▶ _EXERCISE AIM_:
Give the data below again exactly as it stands. Omit the pictures.

▶ _INFORMATION PROVIDED_:
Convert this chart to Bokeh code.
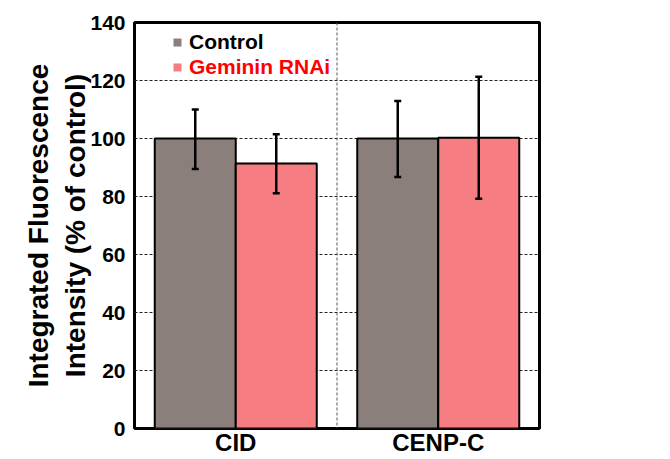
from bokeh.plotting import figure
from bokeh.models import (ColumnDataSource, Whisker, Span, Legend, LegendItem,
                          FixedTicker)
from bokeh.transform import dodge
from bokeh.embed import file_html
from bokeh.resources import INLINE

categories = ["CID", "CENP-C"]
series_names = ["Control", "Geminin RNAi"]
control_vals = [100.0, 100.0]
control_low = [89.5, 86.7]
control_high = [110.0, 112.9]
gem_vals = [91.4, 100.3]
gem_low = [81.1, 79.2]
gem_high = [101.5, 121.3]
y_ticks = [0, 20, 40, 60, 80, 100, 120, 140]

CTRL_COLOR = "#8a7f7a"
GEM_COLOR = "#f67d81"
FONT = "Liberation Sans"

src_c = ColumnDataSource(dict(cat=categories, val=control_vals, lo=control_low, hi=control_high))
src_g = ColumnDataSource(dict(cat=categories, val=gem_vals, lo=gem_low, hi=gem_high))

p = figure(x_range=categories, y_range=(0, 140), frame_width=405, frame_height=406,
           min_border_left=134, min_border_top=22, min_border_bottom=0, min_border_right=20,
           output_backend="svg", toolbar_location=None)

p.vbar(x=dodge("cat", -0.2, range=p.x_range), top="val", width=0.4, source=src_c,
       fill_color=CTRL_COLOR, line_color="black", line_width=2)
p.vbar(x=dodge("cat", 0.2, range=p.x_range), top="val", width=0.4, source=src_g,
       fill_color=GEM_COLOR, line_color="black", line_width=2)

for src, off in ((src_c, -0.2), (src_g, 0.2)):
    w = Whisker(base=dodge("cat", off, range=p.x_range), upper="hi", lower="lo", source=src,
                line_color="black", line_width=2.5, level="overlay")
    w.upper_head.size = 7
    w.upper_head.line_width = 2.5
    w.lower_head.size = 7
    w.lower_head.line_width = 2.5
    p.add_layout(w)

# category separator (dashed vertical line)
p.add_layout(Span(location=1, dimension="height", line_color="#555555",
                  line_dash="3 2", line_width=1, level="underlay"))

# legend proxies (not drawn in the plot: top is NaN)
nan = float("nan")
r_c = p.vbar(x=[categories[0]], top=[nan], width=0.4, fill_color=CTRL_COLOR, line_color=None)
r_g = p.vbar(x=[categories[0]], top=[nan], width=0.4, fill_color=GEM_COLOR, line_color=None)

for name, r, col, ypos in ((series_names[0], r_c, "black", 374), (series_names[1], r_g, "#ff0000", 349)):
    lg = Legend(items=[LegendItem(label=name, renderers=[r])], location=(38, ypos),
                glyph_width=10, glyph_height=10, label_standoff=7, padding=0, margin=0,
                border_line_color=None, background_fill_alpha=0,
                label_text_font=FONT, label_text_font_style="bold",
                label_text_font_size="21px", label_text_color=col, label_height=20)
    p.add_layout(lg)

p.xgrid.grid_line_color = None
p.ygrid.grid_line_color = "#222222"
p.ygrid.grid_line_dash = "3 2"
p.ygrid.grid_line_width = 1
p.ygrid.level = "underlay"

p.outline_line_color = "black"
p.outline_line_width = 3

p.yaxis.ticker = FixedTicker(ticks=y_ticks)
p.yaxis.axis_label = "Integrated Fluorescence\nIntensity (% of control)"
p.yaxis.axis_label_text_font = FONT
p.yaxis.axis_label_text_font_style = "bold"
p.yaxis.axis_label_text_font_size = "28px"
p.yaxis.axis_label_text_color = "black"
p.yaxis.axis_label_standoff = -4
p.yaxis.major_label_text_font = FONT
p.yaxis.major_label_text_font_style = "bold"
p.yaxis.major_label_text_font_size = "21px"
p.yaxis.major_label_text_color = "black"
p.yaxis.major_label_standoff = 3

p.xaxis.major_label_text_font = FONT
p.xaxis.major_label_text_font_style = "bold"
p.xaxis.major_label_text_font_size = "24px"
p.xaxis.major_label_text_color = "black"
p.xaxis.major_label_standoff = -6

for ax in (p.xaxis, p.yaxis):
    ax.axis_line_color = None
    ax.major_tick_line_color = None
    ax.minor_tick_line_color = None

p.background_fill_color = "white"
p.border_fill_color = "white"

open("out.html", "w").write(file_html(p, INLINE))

▶ _RESULT OF THE EXERCISE_:
Convert this chart to Bokeh code.
from bokeh.plotting import figure
from bokeh.models import (ColumnDataSource, Whisker, Span, Legend, LegendItem,
                          FixedTicker)
from bokeh.transform import dodge
from bokeh.embed import file_html
from bokeh.resources import INLINE

categories = ["CID", "CENP-C"]
series_names = ["Control", "Geminin RNAi"]
control_vals = [100.0, 100.0]
control_low = [89.5, 86.7]
control_high = [110.0, 112.9]
gem_vals = [91.4, 100.3]
gem_low = [81.1, 79.2]
gem_high = [101.5, 121.3]
y_ticks = [0, 20, 40, 60, 80, 100, 120, 140]

CTRL_COLOR = "#8a7f7a"
GEM_COLOR = "#f67d81"
FONT = "Liberation Sans"

src_c = ColumnDataSource(dict(cat=categories, val=control_vals, lo=control_low, hi=control_high))
src_g = ColumnDataSource(dict(cat=categories, val=gem_vals, lo=gem_low, hi=gem_high))

p = figure(x_range=categories, y_range=(0, 140), frame_width=405, frame_height=406,
           min_border_left=134, min_border_top=22, min_border_bottom=0, min_border_right=20,
           output_backend="svg", toolbar_location=None)

p.vbar(x=dodge("cat", -0.2, range=p.x_range), top="val", width=0.4, source=src_c,
       fill_color=CTRL_COLOR, line_color="black", line_width=2)
p.vbar(x=dodge("cat", 0.2, range=p.x_range), top="val", width=0.4, source=src_g,
       fill_color=GEM_COLOR, line_color="black", line_width=2)

for src, off in ((src_c, -0.2), (src_g, 0.2)):
    w = Whisker(base=dodge("cat", off, range=p.x_range), upper="hi", lower="lo", source=src,
                line_color="black", line_width=2.5, level="overlay")
    w.upper_head.size = 7
    w.upper_head.line_width = 2.5
    w.lower_head.size = 7
    w.lower_head.line_width = 2.5
    p.add_layout(w)

# category separator (dashed vertical line)
p.add_layout(Span(location=1, dimension="height", line_color="#555555",
                  line_dash="3 2", line_width=1, level="underlay"))

# legend proxies (not drawn in the plot: top is NaN)
nan = float("nan")
r_c = p.vbar(x=[categories[0]], top=[nan], width=0.4, fill_color=CTRL_COLOR, line_color=None)
r_g = p.vbar(x=[categories[0]], top=[nan], width=0.4, fill_color=GEM_COLOR, line_color=None)

for name, r, col, ypos in ((series_names[0], r_c, "black", 374), (series_names[1], r_g, "#ff0000", 349)):
    lg = Legend(items=[LegendItem(label=name, renderers=[r])], location=(38, ypos),
                glyph_width=10, glyph_height=10, label_standoff=7, padding=0, margin=0,
                border_line_color=None, background_fill_alpha=0,
                label_text_font=FONT, label_text_font_style="bold",
                label_text_font_size="21px", label_text_color=col, label_height=20)
    p.add_layout(lg)

p.xgrid.grid_line_color = None
p.ygrid.grid_line_color = "#222222"
p.ygrid.grid_line_dash = "3 2"
p.ygrid.grid_line_width = 1
p.ygrid.level = "underlay"

p.outline_line_color = "black"
p.outline_line_width = 3

p.yaxis.ticker = FixedTicker(ticks=y_ticks)
p.yaxis.axis_label = "Integrated Fluorescence\nIntensity (% of control)"
p.yaxis.axis_label_text_font = FONT
p.yaxis.axis_label_text_font_style = "bold"
p.yaxis.axis_label_text_font_size = "28px"
p.yaxis.axis_label_text_color = "black"
p.yaxis.axis_label_standoff = -4
p.yaxis.major_label_text_font = FONT
p.yaxis.major_label_text_font_style = "bold"
p.yaxis.major_label_text_font_size = "21px"
p.yaxis.major_label_text_color = "black"
p.yaxis.major_label_standoff = 3

p.xaxis.major_label_text_font = FONT
p.xaxis.major_label_text_font_style = "bold"
p.xaxis.major_label_text_font_size = "24px"
p.xaxis.major_label_text_color = "black"
p.xaxis.major_label_standoff = -6

for ax in (p.xaxis, p.yaxis):
    ax.axis_line_color = None
    ax.major_tick_line_color = None
    ax.minor_tick_line_color = None

p.background_fill_color = "white"
p.border_fill_color = "white"

open("out.html", "w").write(file_html(p, INLINE))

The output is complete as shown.